(Teatro Argot – Roma, 25-27 Ottobre 2016)
L’iniziazione di una drag queen attraverso un percorso catartico comune, in cui si scopre tutta l’umanità nascosta dietro una maschera apparente.
Cosa si prova ad esser una drag queen? Cosa si cela dietro il massiccio trucco e i luccicanti vestiti? Da persona romita, Matteo si trasformerà nell’energica regina “Alice”, nel meraviglioso universo delle drag queen. Ma non senza prima aver vinto la resistenza delle altre artiste, che accettano solo persone convinte, perché: per esser drag, bisogna sentirsi divine.
Massimiliano Burini porta in scena uno spettacolo che fa riflettere, pregno di influenze pirandelliane e che pone diversi interrogativi. Per farlo sceglie attori (Matteo Svolacchia, Daniele Aureli, Amedeo Carlo Capitanelli, Stefano Cristofani e Riccardo Toccacielo) che riescono a interpretare efficacemente il loro ruolo e a trasmettere le sensazioni di disagio, prima, e di euforia, poi, vissute dai loro personaggi. Tra loro spicca Riccardo Toccacielo, che grazie al suo volto particolarmente espressivo – come se avesse cucita sul volto la maschera che raffigura – riesce a trasfondere nel pubblico lo stato d’animo del suo personaggio.
Un copione scritto a quattro mani – insieme a Daniele Aureli (che recita la parte di Bunny bell) –, frutto di un lavoro certosino in cui il drammaturgo della compagnia “Occhisulmondo” ha raccolto, attraverso numerose interviste, le esperienze delle drag queen che ha avuto modo di conoscere, per fornire allo spettatore uno spaccato sul loro mondo stravagante. Se nel celebre musical Priscilla (vincitrice di un Oscar e del premio del pubblico a Cannes) l’attenzione si focalizzava sullo spettacolo luminescente e colorato messo in scena dalle drag, qui il regista perugino si concentra sulla persona dietro la maschera. La storia si svolge interamente dietro le quinte del palco dove si esibiranno le drag e la scenografia risulta sufficientemente curata – ancorché può risultare di non immediata comprensione per il pubblico di trovarsi dietro allo specchio del loro camerino. Anche i tempi scenici sono scanditi correttamente e la narrazione scorre senza intoppi (la scena finale, tuttavia, può apparire una superfetazione).

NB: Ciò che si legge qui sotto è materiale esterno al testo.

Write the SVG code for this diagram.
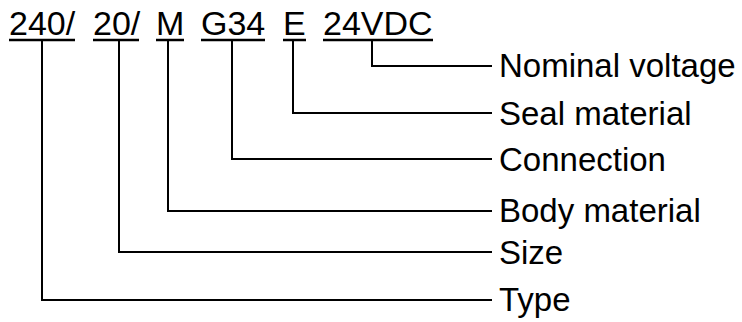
<svg xmlns="http://www.w3.org/2000/svg" width="742" height="322" viewBox="0 0 742 322">
<style>
.code{font-family:"Liberation Sans",Arial,sans-serif;font-size:34px;fill:#000}
.lbl{font-family:"Liberation Sans",Arial,sans-serif;font-size:33px;fill:#000}
.ul{stroke:#000;stroke-width:2.5;fill:none}
.con{stroke:#000;stroke-width:2;fill:none}
</style>
<rect width="742" height="322" fill="#fff"/>
<g id="code-type"><text class="code" x="9" y="35">240/</text><line class="ul" x1="9" y1="40" x2="75" y2="40"/></g>
<g id="code-size"><text class="code" x="93" y="35">20/</text><line class="ul" x1="93" y1="40" x2="139" y2="40"/></g>
<g id="code-body"><text class="code" x="156" y="35">M</text><line class="ul" x1="156" y1="40" x2="184" y2="40"/></g>
<g id="code-conn"><text class="code" x="201" y="35">G34</text><line class="ul" x1="201" y1="40" x2="265" y2="40"/></g>
<g id="code-seal"><text class="code" x="283" y="35">E</text><line class="ul" x1="283" y1="40" x2="306" y2="40"/></g>
<g id="code-volt"><text class="code" x="323" y="35">24VDC</text><line class="ul" x1="323" y1="40" x2="433" y2="40"/></g>
<g id="label-volt"><text class="lbl" x="499" y="77">Nominal voltage</text></g>
<g id="label-seal"><text class="lbl" x="499" y="125">Seal material</text></g>
<g id="label-conn"><text class="lbl" x="499" y="171">Connection</text></g>
<g id="label-body"><text class="lbl" x="499" y="222">Body material</text></g>
<g id="label-size"><text class="lbl" x="499" y="264">Size</text></g>
<g id="label-type"><text class="lbl" x="499" y="311">Type</text></g>
<g id="connectors">
<polyline class="con" points="372,41 372,66 492,66"/>
<polyline class="con" points="293,41 293,113 492,113"/>
<polyline class="con" points="232,41 232,159 492,159"/>
<polyline class="con" points="168,41 168,211 492,211"/>
<polyline class="con" points="119,41 119,252 492,252"/>
<polyline class="con" points="42,41 42,300 492,300"/>
</g>
</svg>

Un testo che può risultare scomodo per gli argomenti che affronta e l’Argot si dimostra, ancora una volta, un teatro cui piacciono le sfide e luogo adatto per questo genere di rappresentazioni; dà inoltre modo al pubblico, con interessanti dibattiti, di approfondire i temi toccati dagli spettacoli ospitati.
È uno spettacolo che trascina il pubblico nella realtà – spesso oscura – delle drag queen; al contrario dei loro spettacoli, in cui si viene trascinati su un pianeta fantastico e luminescente, attraverso una coreografia sfavillante, un’euforia crescente e un’ironia pungente. Il modo in cui si divertono mentre recitano, in cui si liberano dai pregiudizi e dalle preoccupazioni mentre danzano, suscita invidia per la loro sicurezza e determinazione. E allora viene da chiedersi: perché non provare a indossare, almeno per una volta (come usano gli inglesi), i panni di una donna? Cosa costa provare? D’altronde, ci si potrebbe anche divertire!